→ **Exercise aim**: Print exactly the lines from the first one down to the line containing "from matplotlib.patches import Rectangle", both ends included, with no pictures and nothing else.

→ **Collected data**:
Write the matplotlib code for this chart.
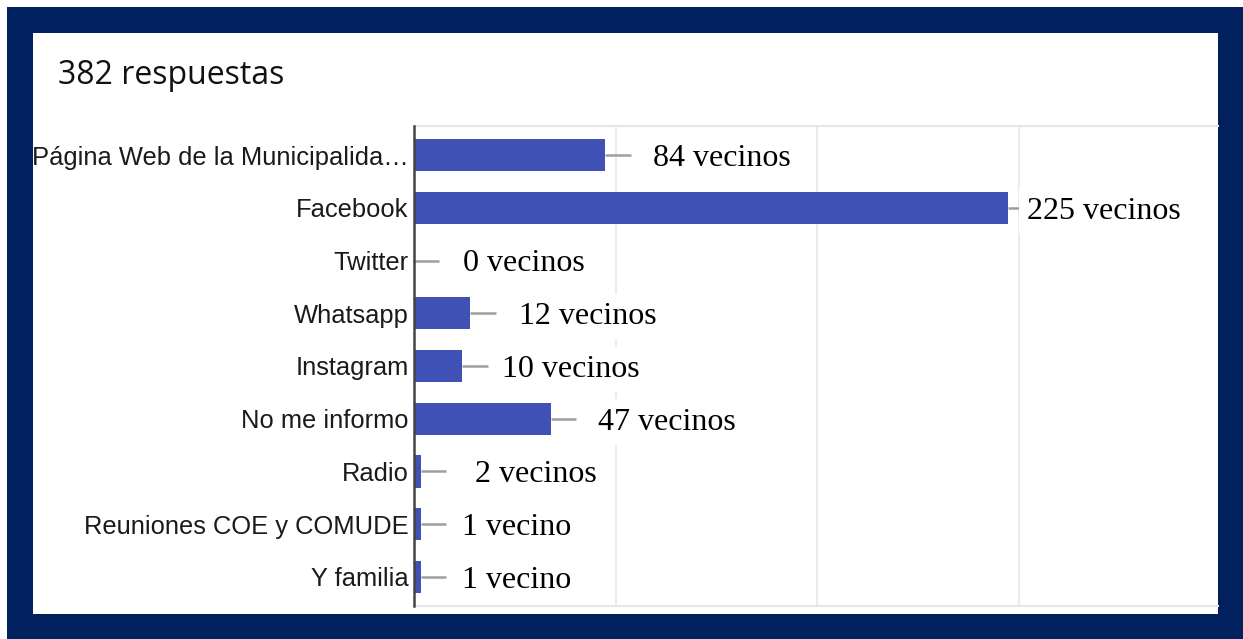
import matplotlib
matplotlib.use("Agg")
import matplotlib.pyplot as plt
from matplotlib.patches import Rectangle

# data
categories = ["Página Web de la Municipalida…", "Facebook", "Twitter", "Whatsapp",
              "Instagram", "No me informo", "Radio", "Reuniones COE y COMUDE", "Y familia"]
# bar lengths as drawn (grid lines at 100, 200, 300)
bar_values = [95, 295, 0, 28, 24, 68, 3.5, 3.5, 3.5]
# the text written next to each bar
value_labels = ["84 vecinos", "225 vecinos", "0 vecinos", "12 vecinos", "10 vecinos",
                "47 vecinos", "2 vecinos", "1 vecino", "1 vecino"]
title = "382 respuestas"

W, H = 1243, 639
fig = plt.figure(figsize=(W / 100, H / 100), dpi=100)
fig.patch.set_facecolor("white")

# navy frame and white panel
navy = "#01205e"
fig.patches.append(Rectangle((7 / W, 0), 1 - 7 / W, 1 - 7 / H, transform=fig.transFigure,
                             facecolor=navy, edgecolor="none", zorder=0))
fig.patches.append(Rectangle((33 / W, 1 - 614 / H), (1218 - 33) / W, (614 - 33) / H,
                             transform=fig.transFigure, facecolor="white",
                             edgecolor="none", zorder=1))

fig.text(58 / W, 1 - 76 / H, title, fontsize=23, family="Open Sans",
         va="center", ha="left", color="#111111", zorder=3)

ax = fig.add_axes([414 / W, 1 - 606 / H, (1218 - 414) / W, (606 - 126) / H])
ax.set_zorder(2)
ax.set_facecolor("none")
ypos = list(range(len(categories)))
ax.barh(ypos, bar_values, height=0.61, color="#3f51b5", zorder=3)

# leader lines after each bar
lead = 12.5
ax.hlines(ypos, bar_values, [v + lead for v in bar_values], color="#9e9e9e",
          linewidth=1.8, zorder=3)

# label offsets in pixels from the bar end
offsets = [48, 19, 49, 49, 40, 47, 54, 41, 41]
for y, v, lab, off in zip(ypos, bar_values, value_labels, offsets):
    ax.annotate(lab, xy=(v, y), xytext=(off * 0.72, -2.5), textcoords="offset points",
                ha="left", va="center", fontsize=23, family="Liberation Serif",
                color="black", zorder=5,
                bbox=dict(facecolor="white", edgecolor="none", pad=6))

ax.set_xlim(0, 399)
ax.set_ylim(8.55, -0.55)
ax.set_xticks([100, 200, 300])
ax.xaxis.grid(True, color="#ebebeb", linewidth=1.5, zorder=0)
ax.set_axisbelow(True)
ax.tick_params(axis="x", length=0, labelbottom=False)
ax.set_yticks(ypos)
ax.set_yticklabels(categories, fontsize=18.4, family="Liberation Sans", color="#1a1a1a")
ax.tick_params(axis="y", length=0, pad=4)

for s in ["top", "bottom"]:
    ax.spines[s].set_color("#e6e6e6")
    ax.spines[s].set_linewidth(1.5)
ax.spines["right"].set_visible(False)
ax.spines["left"].set_color("#444444")
ax.spines["left"].set_linewidth(1.8)
ax.spines["left"].set_zorder(4)

fig.savefig("out.png", dpi=100)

→ **In response**:
Write the matplotlib code for this chart.
import matplotlib
matplotlib.use("Agg")
import matplotlib.pyplot as plt
from matplotlib.patches import Rectangle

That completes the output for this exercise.